ヴェニスの将軍に抜擢されたムーア人、オセローの真実の愛を求めつづけた物語。デズデモーナと深く愛し惹かれ合っている。しかしその水面下では…オセローの旗手であるイアーゴーは忠義の仮面のうちに大きな不満と憎悪をオセローに対して抱いている。実力者である自分よりもキャシオーを副官として選んだこと、また黒人のオセローが美しいデズデモーナを妻にしたこと…さらには証拠もない妄想?かつて自分の妻をものにしたという恨み…どうにも気に入らない。デズデモーナに密かに恋の望みをもっているロダリーゴーをうまく操ってオセローを陥れる機会を狙っている。まずイアーゴーとロダリーゴーは深夜、デズデモーナの父ブラバンショーを訪れ、娘デズデモーナとオセローが秘かに結婚したことを伝える。ブラバンシオはこれを聞いて大激怒。そのころ調度、オセローは国家の緊急事態で呼び出しを受け、公爵の御前会議に向かおうとしていた。オセローと出会い、オセローに対して剣を抜き威圧するブラバンショーであったが、国家の危機ということで、オセローとともにまずは公爵のもとへ。公爵は、キプロス島へ攻め寄せているトルコ軍の討伐をオセローに命じるが、ブラバンショーは公爵に、娘をたぶらかして奪ったとオセローを訴え出る。オセローは一同の前で、デスデモーナとの美しい愛の話を聞かせる。公爵はじめみな感激。そこにデズデモーナが到着、オセローとの愛を真心からのものと宣言するや、父は娘をなかば勘当する。オセローは新妻とともにすぐにキプロス島に向かうことになる。
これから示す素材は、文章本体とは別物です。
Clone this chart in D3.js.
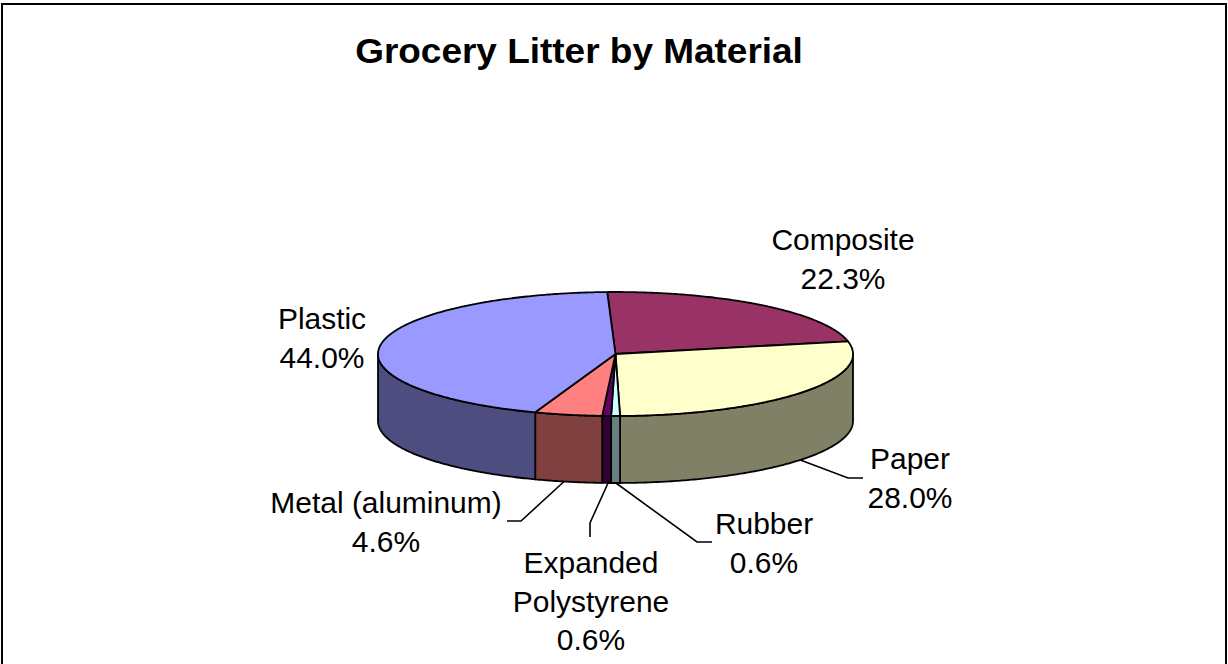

舞台はキプロスに移る。嵐のためトルコ軍は壊滅、勝利はオセローのものとなる。勝利と将軍の結婚祝賀の大宴会が開かれキプロス島は大いに盛り上がる。そんな中、イアーゴーは酒に弱いキャシオーに酒を無理にすすめ、頭の悪いロダリーゴーを使い、キャシオーに喧嘩をふっかけさせる。キャシオーは興奮し、大乱闘。お祭り騒ぎは一点大事件へ。これに激怒したオセローはキャシオーを罷免する。イアーゴーはキャシオーを慰め、復職の願いをデスデモーナに頼むのが効果的と助言する。キャシオーはそのとおりに実行する。イアーゴーは、キャシオーがデズデモーナに熱く訴え出ている現場に偶然出くわした風をよそおい、オセローに見せる。そしてイアーゴーの巧みな話術によりオセローは嫉妬にとりつかれ、その炎は次第に大きくふくらんでいく。ついには激情に突き動かされ、妻の不貞の証拠を見せろとイアーゴーに迫る。
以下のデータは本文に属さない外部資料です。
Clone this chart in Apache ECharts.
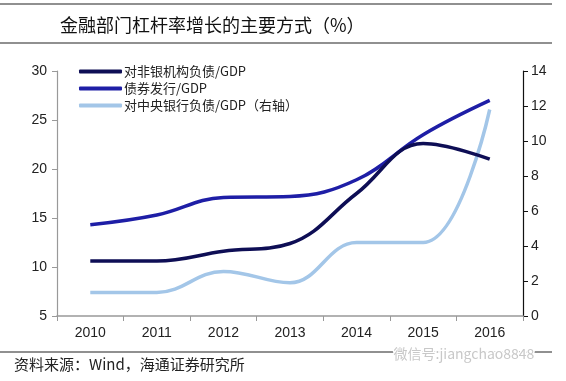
<!DOCTYPE html>
<html><head><meta charset="utf-8">
<script src="https://cdn.jsdelivr.net/npm/echarts@6/dist/echarts.min.js"></script>
<style>html,body{margin:0;padding:0;background:#fff}#c{width:566px;height:381px}</style>
</head><body><div id="c"></div>
<script>
const years = ['2010','2011','2012','2013','2014','2015','2016'];
const nonBank = [10.6, 10.6, 11.6, 12.4, 17.5, 22.6, 21.0];
const bond = [14.3, 15.3, 17.1, 17.2, 18.9, 23.5, 27.0];
const centralBank = [1.35, 1.35, 2.55, 1.9, 4.2, 4.2, 11.8];
const names = ['对非银机构负债/GDP', '债券发行/GDP', '对中央银行负债/GDP（右轴）'];
const leftTicks = [5, 30, 5];
const rightTicks = [0, 14, 2];

const chart = echarts.init(document.getElementById('c'));
const font = 'Liberation Sans, Arial, sans-serif';
chart.setOption({
  animation: false,
  backgroundColor: '#fff',
  title: {
    text: '金融部门杠杆率增长的主要方式（%）',
    left: 55, top: 11,
    textStyle: {fontFamily: 'Noto Sans CJK SC', fontSize: 18, fontWeight: 'normal', color: '#111'}
  },
  graphic: [
    {type: 'line', shape: {x1: 0, y1: 4, x2: 552, y2: 4}, style: {stroke: '#222', lineWidth: 1.2}},
    {type: 'line', shape: {x1: 0, y1: 43, x2: 552, y2: 43}, style: {stroke: '#222', lineWidth: 1.2}},
    {type: 'line', shape: {x1: 0, y1: 352, x2: 552, y2: 352}, style: {stroke: '#222', lineWidth: 1.2}},
    {type: 'text', left: 14, top: 357, style: {text: '资料来源：Wind，海通证券研究所', font: '15px "Noto Sans CJK SC"', fill: '#222'}},
    {type: 'text', left: 392, top: 345, z: 10, style: {text: '微信号:jiangchao8848', font: '14px "Noto Sans CJK SC"', fill: '#c8c8c8', stroke: '#fff', lineWidth: 3}}
  ],
  legend: {
    orient: 'vertical', left: 74, top: 60,
    icon: 'roundRect', itemWidth: 43, itemHeight: 4, itemGap: 4,
    textStyle: {fontFamily: 'Noto Sans CJK SC', fontSize: 13, lineHeight: 13, color: '#222', padding: [0,0,0,-3]},
    data: names
  },
  grid: {left: 57, right: 43, top: 71, bottom: 65},
  xAxis: {
    type: 'category', data: years, boundaryGap: true,
    axisLine: {lineStyle: {color: '#999', width: 1.5}},
    axisTick: {show: true, length: 5, lineStyle: {color: '#999'}},
    axisLabel: {fontFamily: font, fontSize: 14, color: '#222', margin: 10}
  },
  yAxis: [
    {
      type: 'value', min: leftTicks[0], max: leftTicks[1], interval: leftTicks[2],
      splitLine: {show: false},
      axisLine: {show: true, lineStyle: {color: '#999', width: 1.2}},
      axisTick: {show: true, length: 5, lineStyle: {color: '#999'}},
      axisLabel: {fontFamily: font, fontSize: 14, color: '#222', margin: 10}
    },
    {
      type: 'value', min: rightTicks[0], max: rightTicks[1], interval: rightTicks[2],
      splitLine: {show: false},
      axisLine: {show: true, lineStyle: {color: '#111', width: 1.2}},
      axisTick: {show: true, length: 5, lineStyle: {color: '#111'}},
      axisLabel: {fontFamily: font, fontSize: 14, color: '#222', margin: 8}
    }
  ],
  series: [
    {name: names[0], type: 'line', data: nonBank, smooth: 0.4, symbol: 'none',
     itemStyle: {color: '#0e0e55'}, lineStyle: {width: 3.5, color: '#0e0e55'}, z: 3},
    {name: names[1], type: 'line', data: bond, smooth: 0.4, symbol: 'none',
     itemStyle: {color: '#1e1ea6'}, lineStyle: {width: 3.5, color: '#1e1ea6'}, z: 2},
    {name: names[2], type: 'line', yAxisIndex: 1, data: centralBank, smooth: 0.4, symbol: 'none',
     itemStyle: {color: '#a3c6e8'}, lineStyle: {width: 3.5, color: '#a3c6e8'}, z: 1}
  ]
});
</script></body></html>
さらにイアーゴーは切り札をだす。妻エミリアを通じて手に入れ、キャシオーの部屋に落としておいたデズデモーナのハンカチを話題にあげる。そのハンカチはオセローがデスデモーナに初めて贈った大切な愛の品だった。このハンカチのことをデズデモーナにもちかけてみることで事実をつかめると提案する。オセローがそのとおりにすると、デズデモーナはすぐにハンカチは探しだすからとなにげなく返答し、そのことよりもまずはキャシオーの復職を!と願う。この妻のことばにオセローの嫉妬と思いこみはさらに深まる。
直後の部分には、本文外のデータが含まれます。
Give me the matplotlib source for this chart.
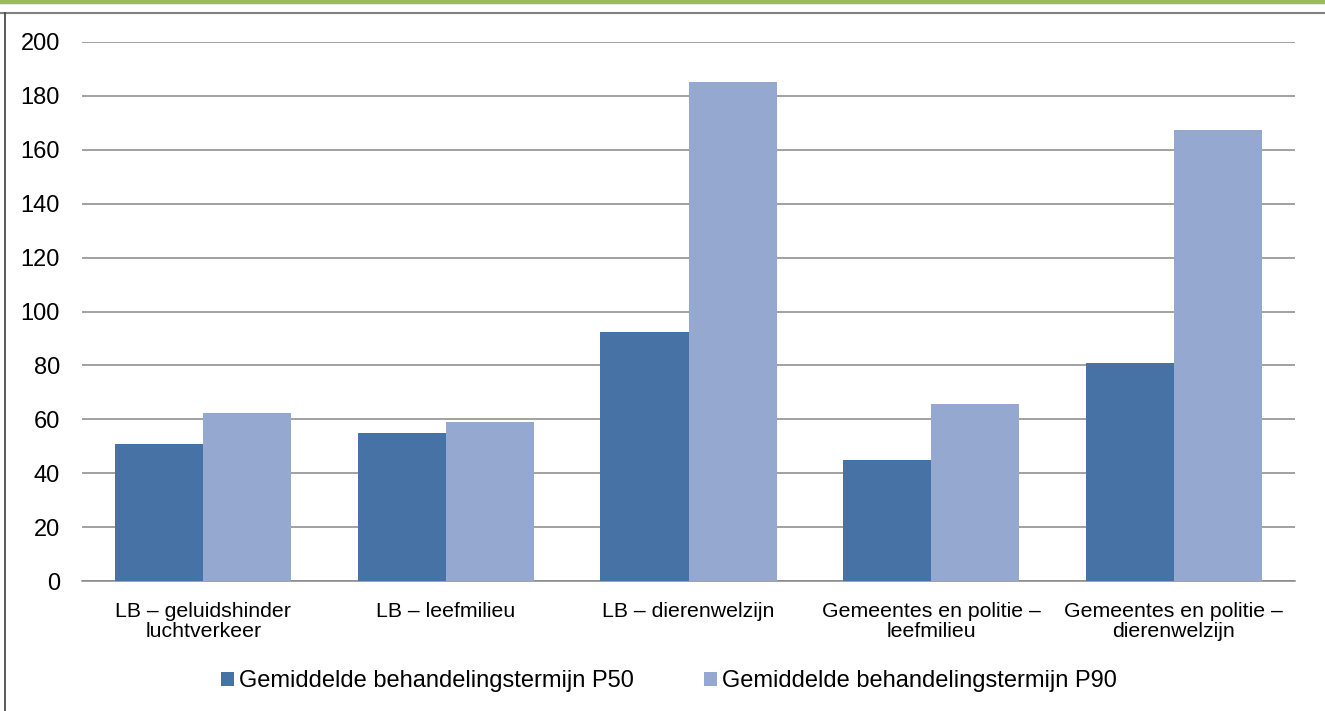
import numpy as np
import matplotlib.pyplot as plt
from matplotlib.lines import Line2D

plt.rcParams['font.family'] = ['Liberation Sans', 'DejaVu Sans']

categories = ['LB – geluidshinder\nluchtverkeer', 'LB – leefmilieu', 'LB – dierenwelzijn',
              'Gemeentes en politie –\nleefmilieu', 'Gemeentes en politie –\ndierenwelzijn']
p50 = [51, 55, 92.5, 45, 81]
p90 = [62.5, 59, 185, 65.5, 167.5]
series_names = ['Gemiddelde behandelingstermijn P50', 'Gemiddelde behandelingstermijn P90']
yticks = [0, 20, 40, 60, 80, 100, 120, 140, 160, 180, 200]

c50 = '#4672a6'
c90 = '#95a9d0'
grid = '#888888'

W, H = 1325, 711
fig = plt.figure(figsize=(W / 100, H / 100), dpi=100)

# decorative frame: green band on top, gray border lines top and left
fig.add_artist(Line2D([0, 1], [1 - 1.5 / H, 1 - 1.5 / H], color='#9bbb59', lw=3.2))
fig.add_artist(Line2D([0, 1], [1 - 12.5 / H, 1 - 12.5 / H], color='#808080', lw=1.5))
fig.add_artist(Line2D([4.5 / W, 4.5 / W], [0, 1 - 12.5 / H], color='#404040', lw=1.2))

ax = fig.add_axes([82 / W, 1 - 581 / H, (1295 - 82) / W, (581 - 42) / H])

x = np.arange(len(categories))
bw = 0.3628
ax.bar(x - bw / 2, p50, bw, color=c50, label=series_names[0], zorder=3)
ax.bar(x + bw / 2, p90, bw, color=c90, label=series_names[1], zorder=3)

ax.set_xlim(-0.5, len(categories) - 0.5)
ax.set_ylim(0, 200)
ax.set_yticks(yticks)
ax.set_yticklabels([str(v) for v in yticks], fontsize=17)
ax.set_xticks(x)
ax.set_xticklabels(categories, fontsize=15.3, linespacing=1.05)
ax.tick_params(axis='both', length=0)
ax.tick_params(axis='y', pad=16)
ax.tick_params(axis='x', pad=15)
ax.yaxis.grid(True, color=grid, lw=1.1, zorder=0)
for s in ['top', 'right', 'left']:
    ax.spines[s].set_visible(False)
ax.spines['bottom'].set_color(grid)
ax.spines['bottom'].set_linewidth(1.1)

fig.legend(*ax.get_legend_handles_labels(), loc='center',
           bbox_to_anchor=(669 / W, 1 - 681 / H), ncol=2, frameon=False,
           fontsize=17, handlelength=0.55, handleheight=0.55, handletextpad=0.2,
           columnspacing=3.0)

fig.savefig('out.png', dpi=100)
イアーゴーの罠はまだもって終わらない。キャシオーとその愛人ビアンカが話をするところを、その声が聞こえないくらいの遠方からオセローの目に触れさせる。キャシオーの浮立つ様子と例のハンカチを見たオセローは、妻の殺害を決意する。狂乱のオセローは人前でデスデモーナをなぐり、暴言を吐く。これまでに見せたこともないオセローの言動に周囲は驚く。一方、イアーゴーにそそのかされたロダリーゴーは暗闇でキャシオーを殺そうと襲いかかるが逆に深手を負わされる。イアーゴーも剣でキャシオーに切りかかるが足を傷つけただけで失敗に終わる。一同が現場にかけつけてくるや、口封じでイアーゴーはロダリーゴーを刺す。一方、静かな寝室ではデズデモーナの首をしめオセローはとうとうベッドで美しい無実の妻を殺害してしまう。その後、かけつけたエミリアの告白により、すべてはイアーゴーの奸計であったと覚るや、茫然自失、妻をおろかなまでに深く愛しすぎたかつての名将は短剣で自らの首をかっ切り、妻の傍らに果てる。